CD Review: The Ellen Rowe Quartet – Wishing Well
The most recent jazz album we reviewed was stylistically all over the place; the one before that maintained a very consistent mood. The Ellen Rowe Quartet’s new one falls somewhere in the middle – this is jazz songwriting. Elegant, richly melodic, often poignant, pianist/composer Rowe’s tunes get the chance to speak for themselves. A brief, hammering staccato passage during a characteristically understated yet heartfelt take of the old standard Alone Together (the only cover on the album) is as loud as she gets. Andrew Bishop, who absolutely gets this music, supplies similarly melodic, frequently pensive lines on tenor and soprano sax. Ingrid Jensen, another terrific choice, guests with characteristic sostenuto soul on flugelhorn; bassist Kurt Krahnke also makes his contributions count, particularly with his solos, and drummer Pete Siers provides terse yet incisive rhythm.
Rowe explores three styles here – ballads, swing and requiems – and makes all of them memorable. The opening cut, inspired by Rachel Carson’s Silent Spring and dedicated to all the species who’ve been driven to extinction, has a vivid plaintiveness that evokes New York trumpet goddess Pam Fleming. Krahnke follows Jensen’s solo with a series of seamlessly moody horn voicings, all the way up to an evocatively bitter crescendo. Night Sounds, written in memory of Rowe’s brother, glimmers with distant latin allusions. The best song on the album – and it is a song in the purest sense of the word – is the genuinely haunting, modally tinged, thematic title track. But close behind is the swaying, funky Sanity Clause (a Chico Marx reference), written as an attempt to mine a more “modern idiom,” shifting almost imperceptibly from a carefree sway to an insistence that tugs on the listener and will absolutely not let go, courtesy of some gripping Bishop tenor work. It wouldn’t be out of place in the JD Allen songbook.

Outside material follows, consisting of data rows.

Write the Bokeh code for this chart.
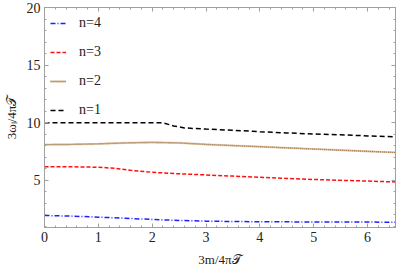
from bokeh.plotting import figure
from bokeh.models import Range1d, LinearAxis, Legend, LegendItem, SingleIntervalTicker, CustomJSTickFormatter
from bokeh.embed import file_html
from bokeh.resources import INLINE

# data
x1 = [0, 0.5, 1.0, 1.5, 2.0, 2.2, 2.4, 2.6, 3.0, 3.5, 4.0, 4.5, 5.0, 5.5, 6.0, 6.52]
y1 = [10.0, 10.0, 10.0, 10.0, 10.0, 10.0, 9.72, 9.55, 9.45, 9.35, 9.22, 9.12, 9.02, 8.95, 8.86, 8.78]

x2 = [0, 0.5, 1.0, 1.5, 2.0, 2.5, 3.0, 3.5, 4.0, 4.5, 5.0, 5.5, 6.0, 6.52]
y2 = [8.1, 8.12, 8.17, 8.25, 8.3, 8.25, 8.12, 8.02, 7.92, 7.82, 7.72, 7.62, 7.52, 7.42]

x3 = [0, 0.5, 1.0, 1.3, 1.6, 2.0, 2.5, 3.0, 3.5, 4.0, 4.5, 5.0, 5.5, 6.0, 6.52]
y3 = [6.18, 6.18, 6.14, 6.05, 5.87, 5.7, 5.57, 5.47, 5.37, 5.27, 5.17, 5.08, 5.0, 4.94, 4.86]

x4 = [0, 0.5, 1.0, 1.5, 2.0, 2.5, 3.0, 3.5, 4.0, 5.0, 6.0, 6.52]
y4 = [1.95, 1.9, 1.81, 1.71, 1.61, 1.52, 1.46, 1.43, 1.41, 1.39, 1.38, 1.37]

labels = ["n=4", "n=3", "n=2", "n=1"]

FONT = "Liberation Serif"
GRAY = "#a0a0a0"

p = figure(width=401, height=272, output_backend="svg", toolbar_location=None,
           x_range=Range1d(0, 6.52), y_range=Range1d(0.91, 20),
           min_border_left=36, min_border_right=6, min_border_top=7, min_border_bottom=45,
           x_axis_label="3m/4π𝒯", y_axis_label="3ωₗ/4π𝒯")
p.grid.visible = False
p.outline_line_color = GRAY
p.background_fill_color = "white"
p.border_fill_color = "white"

r4 = p.line(x4, y4, line_color="#2020ff", line_width=1.5, line_dash="5 2 1 2")
r3 = p.line(x3, y3, line_color="#ff1010", line_width=1.5, line_dash="4 2")
r2h = p.line(x2, y2, line_color="#dcc09a", line_width=2.2, line_alpha=0.6)
r2 = p.line(x2, y2, line_color="#93602f", line_width=1.4, line_dash="1 1")
r1 = p.line(x1, y1, line_color="black", line_width=1.5, line_dash="5 3")

xr = p.xaxis[0]
yr = p.yaxis[0]
xr.ticker = SingleIntervalTicker(interval=1, num_minor_ticks=5)
yr.ticker = SingleIntervalTicker(interval=5, num_minor_ticks=5)

blank = CustomJSTickFormatter(code="return ''")
top = LinearAxis(ticker=SingleIntervalTicker(interval=1, num_minor_ticks=5), formatter=blank)
right = LinearAxis(ticker=SingleIntervalTicker(interval=5, num_minor_ticks=5), formatter=blank)
p.add_layout(top, "above")
p.add_layout(right, "right")

for ax in [xr, yr, top, right]:
    ax.axis_line_color = GRAY
    ax.major_tick_line_color = GRAY
    ax.minor_tick_line_color = GRAY
    ax.major_tick_in = 4
    ax.major_tick_out = 0
    ax.minor_tick_in = 2
    ax.minor_tick_out = 0
    ax.major_label_text_font = FONT
    ax.major_label_text_font_size = "14px"
    ax.major_label_text_color = "#222222"
    ax.axis_label_text_font = FONT
    ax.axis_label_text_font_size = "13px"
    ax.axis_label_text_font_style = "normal"
    ax.axis_label_text_color = "#222222"

for ax in [top, right]:
    ax.major_label_standoff = 0

xr.major_label_standoff = 4
yr.major_label_standoff = 4
xr.axis_label_standoff = 7
yr.axis_label_standoff = 5

legend = Legend(items=[LegendItem(label=labels[0], renderers=[r4]),
                       LegendItem(label=labels[1], renderers=[r3]),
                       LegendItem(label=labels[2], renderers=[r2h, r2]),
                       LegendItem(label=labels[3], renderers=[r1])],
                location=(6, 107), margin=0, padding=2, spacing=9,
                glyph_width=16, glyph_height=20, label_height=20, label_standoff=13,
                border_line_color=None, background_fill_alpha=0,
                label_text_font=FONT, label_text_font_size="14px", label_text_color="#222222")
p.add_layout(legend)

open("out.html", "w").write(file_html(p, INLINE))
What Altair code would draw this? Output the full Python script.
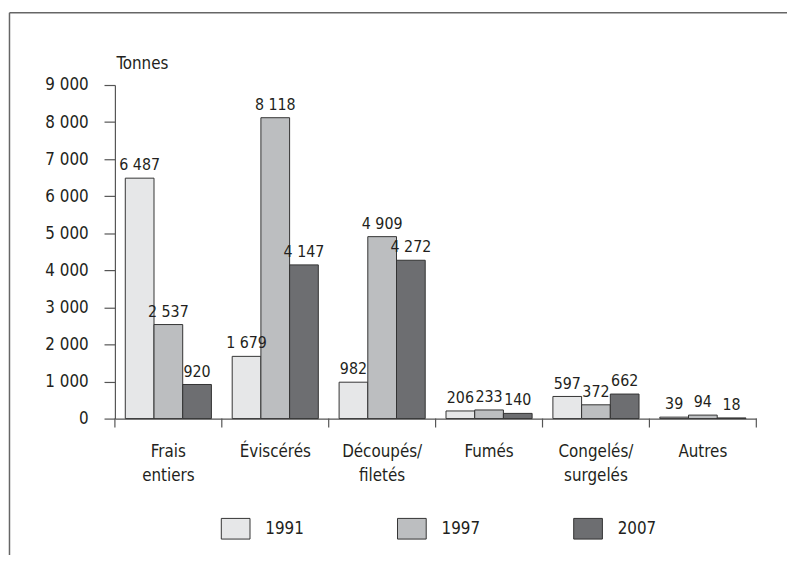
import altair as alt
import pandas as pd

categories = ["Frais entiers", "Éviscérés", "Découpés/filetés", "Fumés", "Congelés/surgelés", "Autres"]
years = ["1991", "1997", "2007"]
v1991 = [6487, 1679, 982, 206, 597, 39]
v1997 = [2537, 8118, 4909, 233, 372, 94]
v2007 = [920, 4147, 4272, 140, 662, 18]
colors = ["#e6e7e8", "#bcbec0", "#6d6e71"]
y_ticks = [0, 1000, 2000, 3000, 4000, 5000, 6000, 7000, 8000, 9000]

rows = []
for yr, vals in zip(years, [v1991, v1997, v2007]):
    for c, v in zip(categories, vals):
        rows.append({"cat": c, "year": yr, "value": v,
                     "label": f"{v:,}".replace(",", " ")})
df = pd.DataFrame(rows)
cat_df = pd.DataFrame({"cat": categories})

FONT = "DejaVu Sans Condensed, sans-serif"
FS = 16
W, H = 648, 337

xscale = alt.Scale(domain=categories, paddingInner=0, paddingOuter=0)
yscale = alt.Scale(domain=[0, 9000], nice=False)

x_axis = alt.Axis(title=None, ticks=False, labelAngle=0, domainColor="#555555",
                  domainWidth=1.2, labelPadding=25, labelLineHeight=25,
                  labelExpr="split(replace(replace(datum.label, '/', '/|'), ' ', '|'), '|')")
y_axis = alt.Axis(values=y_ticks, title="Tonnes", titleAngle=0, titleX=1, titleY=-17,
                  titleAlign="left", titleBaseline="alphabetic", titleFontWeight="normal",
                  titleFont=FONT, titleFontSize=FS + 1, titleColor="#231f20",
                  tickSize=11, labelPadding=16, domainColor="#555555", tickColor="#555555",
                  domainWidth=1.2, tickWidth=1.2, labelOverlap=False,
                  labelExpr="replace(format(datum.value, ','), ',', ' ')")

bars = alt.Chart(df).mark_bar(stroke="#333333", strokeWidth=1).encode(
    x=alt.X("cat:N", scale=xscale, sort=categories, axis=x_axis),
    xOffset=alt.XOffset("year:N", scale=alt.Scale(paddingInner=0, paddingOuter=0.362)),
    y=alt.Y("value:Q", scale=yscale, axis=y_axis),
    color=alt.Color("year:N", scale=alt.Scale(domain=years, range=colors),
                    legend=alt.Legend(title=None, orient="none", direction="horizontal",
                                      legendX=107, legendY=433,
                                      symbolType="M-1,-0.72L1,-0.72L1,0.72L-1,0.72Z",
                                      symbolSize=841, symbolStrokeColor="#333333",
                                      symbolStrokeWidth=1, labelOffset=15, columnPadding=92,
                                      labelFont=FONT, labelFontSize=FS + 1, labelColor="#231f20")),
)

texts = alt.Chart(df).mark_text(baseline="alphabetic", dy=-8, font=FONT, fontSize=FS,
                                color="#231f20").encode(
    x=alt.X("cat:N", scale=xscale, sort=categories, axis=x_axis),
    xOffset=alt.XOffset("year:N"),
    y=alt.Y("value:Q", scale=yscale, axis=y_axis),
    text="label:N",
)

sep_ticks = alt.Chart(cat_df).mark_rule(color="#555555", strokeWidth=1.2).encode(
    x=alt.X("cat:N", scale=xscale, sort=categories, bandPosition=0, axis=x_axis),
    y=alt.value(H), y2=alt.value(H + 9),
)
end_tick = alt.Chart(cat_df).transform_filter(
    alt.datum.cat == categories[-1]
).mark_rule(color="#555555", strokeWidth=1.2).encode(
    x=alt.X("cat:N", scale=xscale, sort=categories, bandPosition=1, axis=x_axis),
    y=alt.value(H), y2=alt.value(H + 9),
)

frame_top = alt.Chart(cat_df).transform_filter(
    alt.datum.cat == categories[0]
).mark_rule(color="#666666", strokeWidth=1.5).encode(
    x=alt.value(-106.5), x2=alt.value(W + 40), y=alt.value(-73),
)
frame_left = alt.Chart(cat_df).transform_filter(
    alt.datum.cat == categories[0]
).mark_rule(color="#666666", strokeWidth=1.5).encode(
    x=alt.value(-106.5), y=alt.value(-73), y2=alt.value(H + 140),
)

chart = alt.layer(
    bars, texts, sep_ticks, end_tick, frame_top, frame_left
).properties(
    width=W, height=H,
    autosize=alt.AutoSizeParams(type="none"),
    padding={"left": 108, "top": 75, "right": 31, "bottom": 135},
).configure_view(stroke=None).configure_axis(
    labelFont=FONT, labelFontSize=FS + 1, labelColor="#231f20", grid=False
)

chart.save("out.html", embed_options={"renderer": "svg", "actions": False})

But all is not so gloomy here. Rowe proves just as adept at jaunty swing with the shuffle Lewisburg Bluesy-oo, an Ellington tribute of sorts driven by some casually expert Siers cymbal accents and named after the Pennsylvania town where the band used to do a stand every year. The ridiculously catchy Tick Tock mines a smoky, 4/4, early Jazz Messengers vibe, Krahnke’s devious bowed bass solo one of several highlights. And Seven Steps to My Yard melds elements of 7 Steps to Heaven and the Yardbird Suite as a showcase for some rhythmic shapeshifting. There’s also the title track, a beautiful ballad with more thoughtful buoyancy from Jensen, and an allusively wistful homage to Donald Walden, a mentor to scores of musicians including Rowe, featuring spot-on, emotionally candid solos from Krahnke and guest Andy Haefner on tenor. Count this among our favorites of 2010.